Question

Find the general solution: \(\frac {dy}{dx}+2y=sin\ x\)

Answer 1

The given differential equation is \(\frac {dy}{dx}\)+2y = sin x.

This is in the form of \(\frac {dy}{dx}\)+py = Q (where p=2 and Q=sin x).
\(\int\)pdx = \(\int\)2dx = 2\(\int\)1dx = 2x

Now, I.F = e^∫pdx = e^2x.

The solution of the given differential equation is given by the relation,

y(I.F.) = \(\int\)(Q×I.F.)dx + C

⇒ye^2x = \(\int\)sin x . e^2x dx+C …....(1)

Let I = \(\int\)sin x . e^2x

⇒I = sin x . \(\int\)e^2xdx - \(\int\)(\(\frac{d}{dx}\)(sin x) . \(\int\)e^2xdx) dx

⇒I = sin x . \(\frac {e^{2x}}{2}\) - \(\int\)(cos x . \(\frac {e^{2x}}{2}\))dx

⇒I = \(\frac {e^{2x}sin\ x}{2}\) - \(\frac 12\)[cos x.\(\int\)e^2x - \(\int\)(\(\frac {d}{dx}\)(cosx).∫e^2xdx)dx]

⇒I = \(\frac {e^{2x}sin\ x}{2}\) - \(\frac 12\)[cos x . e^2x/2-\(\int\)[(-sinx).e2x/2]dx]

⇒I = \(\frac {e^{2x}sin\ x}{2}\)  -\(\frac {e^{2x}cos\ x}{4}\)-\(\frac 14\)\(\int\)(sin x . e^2x)dx

⇒I = \(\frac {e^{2x}}{4}\)(2sin x - cos x)-\(\frac 14\)I

⇒\(\frac 54\)I = \(\frac {e^{2x}}{4}\)(2sin x - cos x)

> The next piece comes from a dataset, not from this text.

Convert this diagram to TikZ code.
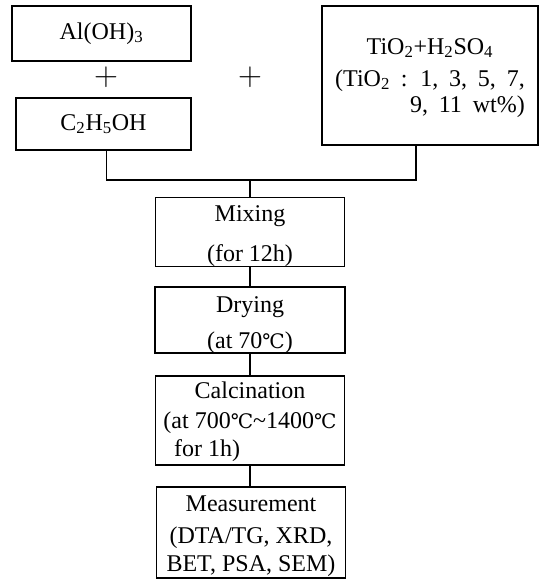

⇒I = \(\frac {e^{2x}}{5}\)(2sin x - cos x)

Therefore, equation(1)becomes:

ye^2x = \(\frac {e^{2x}}{5}\)(2sin x - cos x)+C

⇒y = \(\frac 15\)(2sin x  -cos x) + Ce^-2x

This is the required general solution of the given differential equation.